FREWSBURG - If disgruntled parents were wanting an apology for the way in which the Falconer and Frewsburg school districts went about merging their Section 6 boys basketball programs, they got one.
As parents of players who are participating on or have been cut from the merged team voiced their continued displeasure at Frewsburg's Board of Education meeting Thursday, Superintendent Danielle O'Connor shouldered the blame for the hasty decision to merge programs.
"That was my responsibility," O'Connor said in response to a question regarding how the merger came to be. "The information that was brought forward to me, that we only had 10 students (signed up for basketball), made me feel extremely pressured that we were not going to have a program. And, in my haste to make sure that kids had an opportunity to have basketball, I did not do the homework that I should have done by myself."
Frewsburg Central School board of education members, pictured from left, Larry Gauger, Janet Black and Eric Wright field questions with superintendent Danielle O’Connor, second from left, during Thursday’s board meeting.
P-J photo by Gavin Paterniti
According to Scott Lynn, parent of a student who was recently cut from the team due to an unforeseen increase in participation, much of the issue regarding how the merger has played out centers around the fact that parents were given misinformation from the board when the idea was publicly presented and approved during the district's Sept. 10 board meeting.
"If you get cut, you get cut," Lynn said. "That's life. My kid's dealing with it. But when that meeting ended, I thought Frewsburg was the host team. But that's not what the paper said. When I left that board meeting, I thought that Falconer needed us. It was portrayed that we needed to encourage this vote because the shoe might be on the other foot some day, and we might need Falconer. That doesn't seem to be what I'm hearing and what I was told, and I'm just looking for answers. Because I've got a kid at home that's not on a team."
"We've got to do our homework," he added. "And other kids are paying for it, not just my kid. We didn't do our homework, and decisions were made and kids are suffering."
O'Connor responded by saying the decision was made based on the information that was presented at the time, and it was the best decision that could have been made based on the exceedingly small window of time with which she had to work.
"We also had another meeting to make sure that we were trying to build our own programs individually, and we're trying to include as many kids as possible," O'Connor said. "This is an adult mistake, it's not a child's mistake. And so, therefore, we have an obligation to try and include as many children as possible."

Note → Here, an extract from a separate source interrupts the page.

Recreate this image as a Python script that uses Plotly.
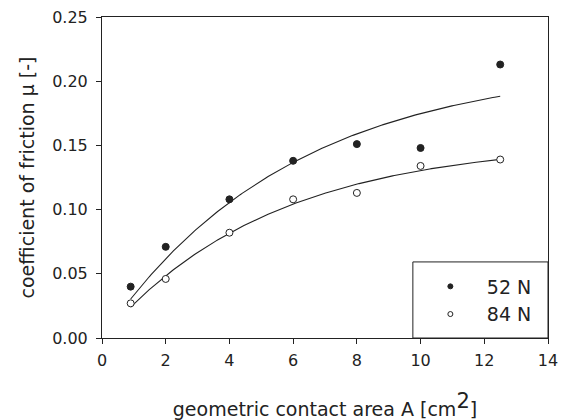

O'Connor went on to say she would issue an apology to the students affected by the merger, as requested by parents.
"That's the one thing I wanted to hear, is that you're sorry and you made a mistake. Because that's what it was. So, thank you," Lynn said.
Terry Gray, Frewsburg's athletic director, also added that the decision to merge would have been viewed entirely differently if numbers had decreased as the season drew closer, which he said is almost always the case.
"I know that doesn't fix today, but we did try to immediately shift our focus to how we could include as many kids as we can," Gray said.
As sports mergers are considered on an annual basis, it is feasible that Falconer and Frewsburg may be able to sustain their own programs come next year. According to O'Connor, this is what Frewsburg hopes to achieve through the merger.
"We're looking at this as an opportunity to rebuild both teams," O'Connor said in a previous interivew. "All mergers are only for one year, so we hope that by merging this year, we are able to have two sustainable teams next year. Our goal is to have as many students remain on the teams as we can, because we want them to be practicing and improving their skills this year so they are strong players next year."